几何图形的建筑、深深浅浅的绿地,纵横交错的道路,排列整齐不整齐的高低树木。在这幢大楼前层层叠叠,向远方递进。
叠翠的山峦起伏,在鳞次栉比的高楼大厦间,探出脑袋,似乎是向我招手。再远处,缭绕的烟雾,在地平线上一轮红日欲喷薄而出……
风大约是从烟雾缭绕处吹来的吧,越过连绵起伏的山峦,穿过叠嶂的高楼大厦,掠过湖泊,公园,树木,公路,一路高歌猛进。

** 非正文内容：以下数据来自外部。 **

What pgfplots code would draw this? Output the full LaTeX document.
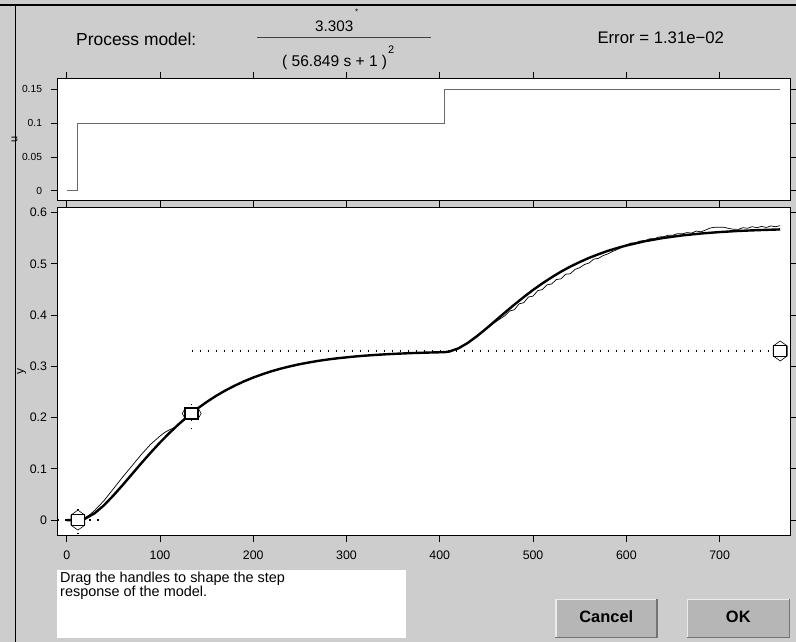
\documentclass[border=0pt]{standalone}
\usepackage{pgfplots}
\pgfplotsset{compat=1.18}
\usepackage{fontspec}
\setmainfont{Liberation Sans}
\definecolor{winbg}{HTML}{CDCDCD}
\definecolor{btnbg}{HTML}{B6B6B6}
\definecolor{uline}{HTML}{6A6A6A}

\pgfdeclareplotmark{hexv}{%
 \pgfpathmoveto{\pgfpoint{0bp}{10bp}}%
 \pgfpathlineto{\pgfpoint{7bp}{5bp}}%
 \pgfpathlineto{\pgfpoint{7bp}{-5bp}}%
 \pgfpathlineto{\pgfpoint{0bp}{-10bp}}%
 \pgfpathlineto{\pgfpoint{-7bp}{-5bp}}%
 \pgfpathlineto{\pgfpoint{-7bp}{5bp}}%
 \pgfpathclose\pgfusepathqfillstroke}
\pgfdeclareplotmark{hexh}{%
 \pgfpathmoveto{\pgfpoint{-9.5bp}{0bp}}%
 \pgfpathlineto{\pgfpoint{-6bp}{6bp}}%
 \pgfpathlineto{\pgfpoint{6bp}{6bp}}%
 \pgfpathlineto{\pgfpoint{9.5bp}{0bp}}%
 \pgfpathlineto{\pgfpoint{6bp}{-6bp}}%
 \pgfpathlineto{\pgfpoint{-6bp}{-6bp}}%
 \pgfpathclose\pgfusepathqfillstroke}
\pgfdeclareplotmark{hbox}{%
 \pgfpathrectangle{\pgfpoint{-6.5bp}{-5.5bp}}{\pgfpoint{13bp}{11bp}}%
 \pgfusepathqfillstroke}

\begin{document}
\begin{tikzpicture}[x=1bp,y=1bp]
\useasboundingbox (0,0) rectangle (796,642);
\fill[winbg] (0,0) rectangle (796,642);
\draw[black, line width=1.5bp] (0,637) -- (796,637);
\draw[black, line width=1bp] (15,0) -- (15,637);

% header
\node[anchor=base west, inner sep=0, font=\fontsize{17.5}{20}\selectfont] at (76,596.3) {Process model:};
\node[anchor=base west, inner sep=0, font=\fontsize{15.3}{18}\selectfont] at (315,610.3) {3.303};
\node[anchor=base west, inner sep=0, font=\fontsize{8}{9}\selectfont] at (355,627) {*};
\draw[black!75, line width=1bp] (257.3,604.7) -- (430.7,604.7);
\node[anchor=base west, inner sep=0, font=\fontsize{15.6}{18}\selectfont] at (282,575.3) {( 56.849 s + 1 )\kern1bp\raisebox{13.4bp}{\fontsize{11}{12}\selectfont 2}};
\node[anchor=base west, inner sep=0, font=\fontsize{16.8}{19}\selectfont] at (597.3,598.7) {Error = 1.31e−02};

% upper axis
\begin{axis}[
 at={(57bp,441bp)}, anchor=south west, scale only axis,
 width=733bp, height=122.5bp,
 xmin=-10.4, xmax=775.5, ymin=-0.015, ymax=0.166,
 axis background/.style={fill=white},
 tick align=outside, major tick length=6.5bp,
 xtick={0,100,200,300,400,500,600,700}, xticklabels={},
 ytick={0,0.05,0.1,0.15}, yticklabels={0,0.05,0.1,0.15},
 tick style={black, line width=0.8bp},
 axis line style={black, line width=1bp},
 /pgf/number format/assume math mode=true,
 yticklabel style={font=\fontsize{10.3}{12}\selectfont, xshift=-5bp},
 ylabel={u},
 ylabel style={at={(axis description cs:-0.058,0.5)}, anchor=center, font=\fontsize{11}{12}\selectfont},
]
\addplot[uline, line width=1bp] coordinates {(0,0) (12,0) (12,0.1) (405,0.1) (405,0.15) (765,0.15)};
\end{axis}

% lower axis
\begin{axis}[
 at={(57bp,106bp)}, anchor=south west, scale only axis,
 width=733bp, height=328bp,
 xmin=-10.4, xmax=775.5, ymin=-0.031, ymax=0.609,
 axis background/.style={fill=white},
 tick align=outside, major tick length=6.5bp,
 xtick={0,100,200,300,400,500,600,700}, xticklabels={0,100,200,300,400,500,600,700},
 ytick={0,0.1,0.2,0.3,0.4,0.5,0.6}, yticklabels={0,0.1,0.2,0.3,0.4,0.5,0.6},
 tick style={black, line width=0.8bp},
 axis line style={black, line width=1bp},
 /pgf/number format/assume math mode=true,
 ticklabel style={font=\fontsize{12.4}{14}\selectfont},
 xticklabel style={yshift=-5bp},
 ylabel={y},
 ylabel style={at={(axis description cs:-0.048,0.5)}, anchor=center, font=\fontsize{12}{14}\selectfont},
 clip=false,
]
% dotted guide lines
\addplot[black, line width=1.3bp, dash pattern=on 1.3bp off 6.7bp] coordinates {(134,0.33) (758,0.33)};
\addplot[black, line width=1.3bp, dash pattern=on 1.3bp off 6.7bp] coordinates {(-10,0) (36,0)};
\addplot[black, line width=1.3bp, dash pattern=on 1.3bp off 6.7bp] coordinates {(12,-0.028) (12,0.03)};
\addplot[black, line width=1.3bp, dash pattern=on 1.3bp off 6.7bp] coordinates {(134,0.177) (134,0.232)};
% handles
\addplot[only marks, mark=hexv, mark options={black, line width=0.6bp, fill=white}] coordinates {(12,0) (765,0.33)};
\addplot[only marks, mark=hexh, mark options={black, line width=0.6bp, fill=white}] coordinates {(134,0.208)};
\addplot[only marks, mark=hbox, mark options={black, line width=1.5bp, fill=white}] coordinates {(12,0) (134,0.208) (765,0.33)};
% measured response (thin)
\addplot[black, line width=0.7bp] coordinates {
(0,0) (10,0) (15,0.001) (20,0.005) (25,0.011) (30,0.019) (40,0.038) (50,0.061)
(60,0.084) (70,0.106) (80,0.128) (90,0.148) (100,0.164) (105,0.171) (110,0.176)
(115,0.180) (120,0.187) (125,0.195) (130,0.203) (140,0.2175) (150,0.2305)
(160,0.2425) (170,0.2525) (180,0.262) (190,0.2705) (200,0.2775) (210,0.2840)
(220,0.2900) (230,0.2950) (240,0.2998) (250,0.3040) (260,0.3070) (270,0.3105)
(280,0.3130) (290,0.3150) (300,0.3170) (310,0.3188) (320,0.3205) (330,0.3218)
(340,0.3232) (350,0.3245) (355,0.3255) (360,0.3248) (365,0.3262) (370,0.3255)
(375,0.3268) (380,0.3262) (385,0.3275) (390,0.3268) (395,0.3280) (400,0.3275)
(405,0.3285) (410,0.3282) (420,0.3360) (425,0.3410) (430,0.3465) (435,0.3520)
(440,0.3590) (445,0.3660) (450,0.3730) (455,0.3800) (460,0.3870) (465,0.3930)
(470,0.3990) (475,0.4080) (480,0.4105) (485,0.4219) (490,0.4242) (495,0.4352)
(500,0.4371) (505,0.4476) (510,0.4499) (515,0.4590) (520,0.4608) (525,0.4694)
(530,0.4708) (535,0.4798) (540,0.4807) (545,0.4892) (550,0.4925) (555,0.4986)
(560,0.5016) (565,0.5092) (570,0.5107) (575,0.5160) (580,0.5192) (585,0.5240)
(590,0.5278) (595,0.5323) (600,0.5368) (605,0.5405) (610,0.5408) (615,0.5448)
(620,0.5450) (625,0.5488) (630,0.5490) (635,0.5525) (640,0.5530) (645,0.5560)
(650,0.5560) (655,0.5590) (660,0.5585) (665,0.5610) (670,0.5600) (675,0.5640)
(680,0.5625) (685,0.5660) (690,0.5700) (695,0.5715) (700,0.5715) (705,0.5712)
(710,0.5690) (715,0.5675) (720,0.5672) (725,0.5705) (730,0.5695) (735,0.5725)
(740,0.5705) (745,0.5730) (750,0.5710) (755,0.5740) (760,0.5725) (765,0.5745)
};
% model response (thick)
\addplot[black, line width=2.4bp] coordinates {
(0,0) (12,0) (20,0.0030) (30,0.0134) (40,0.0290) (50,0.0479) (60,0.0684)
(70,0.0897) (80,0.1110) (90,0.1316) (100,0.1513) (110,0.1698) (120,0.1870)
(130,0.2028) (140,0.2173) (150,0.2304) (160,0.2422) (170,0.2528) (180,0.2622)
(190,0.2707) (200,0.2782) (210,0.2847) (220,0.2907) (230,0.2958) (240,0.3003)
(250,0.3043) (260,0.3077) (270,0.3108) (280,0.3134) (290,0.3157) (300,0.3176)
(310,0.3194) (320,0.3209) (330,0.3222) (340,0.3233) (350,0.3243) (360,0.3251)
(370,0.3259) (380,0.3265) (390,0.3270) (405,0.3277) (410,0.3288) (420,0.3351)
(430,0.3457) (440,0.3591) (450,0.3740) (460,0.3896) (470,0.4053) (480,0.4205)
(490,0.4352) (500,0.4491) (510,0.4619) (520,0.4738) (530,0.4848) (540,0.4947)
(550,0.5035) (560,0.5116) (570,0.5187) (580,0.5252) (590,0.5308) (600,0.5358)
(620,0.5442) (640,0.5506) (660,0.5555) (680,0.5592) (700,0.5620) (720,0.5642)
(740,0.5657) (765,0.5672)
};
\end{axis}

% message box
\fill[white] (57,3.7) rectangle (406,72);
\node[anchor=north west, align=left, inner sep=0, font=\fontsize{14.5}{14.4}\selectfont] at (60,70.5) {Drag the handles to shape the step\\response of the model.};

% buttons
\fill[btnbg] (555,3.7) rectangle (657.7,43.3);
\draw[white!92!black, line width=1.5bp] (555.75,3.7) -- (555.75,42.55) -- (657.7,42.55);
\draw[black!55, line width=1.5bp] (555,4.45) -- (656.95,4.45) -- (656.95,43.3);
\node[font=\bfseries\fontsize{16.5}{18}\selectfont] at (606.3,25) {Cancel};
\fill[btnbg] (686.7,3.7) rectangle (790,43.3);
\draw[white!92!black, line width=1.5bp] (687.45,3.7) -- (687.45,42.55) -- (790,42.55);
\draw[black!55, line width=1.5bp] (686.7,4.45) -- (789.25,4.45) -- (789.25,43.3);
\node[font=\bfseries\fontsize{16.5}{18}\selectfont] at (738.3,25) {OK};
\end{tikzpicture}
\end{document}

我看不清它的脸,就像我感觉不到,三年来那个叫做新冠的病毒,可时时刻刻,口罩,消毒液,门铃码,行程码,总有在提醒我它的存在。
然而,日防夜防,击溃老徐的,却是,一张摩擦系数较低的木梯子。用敦厚朴实的样子,吸引老徐手脚并用地爬上顶峰,展示阴森森可怖的冷漠。
只有风,吹得窗帘呼呼的响。热情洋溢的笑容,不知道病痛的煎熬。我只好狠点关上窗户,任风踮起脚尖,伸出巨型的舌头,舔舐冰凉的窗玻璃。
风盘旋着,不肯罢休,那么,雨也赶紧来吧。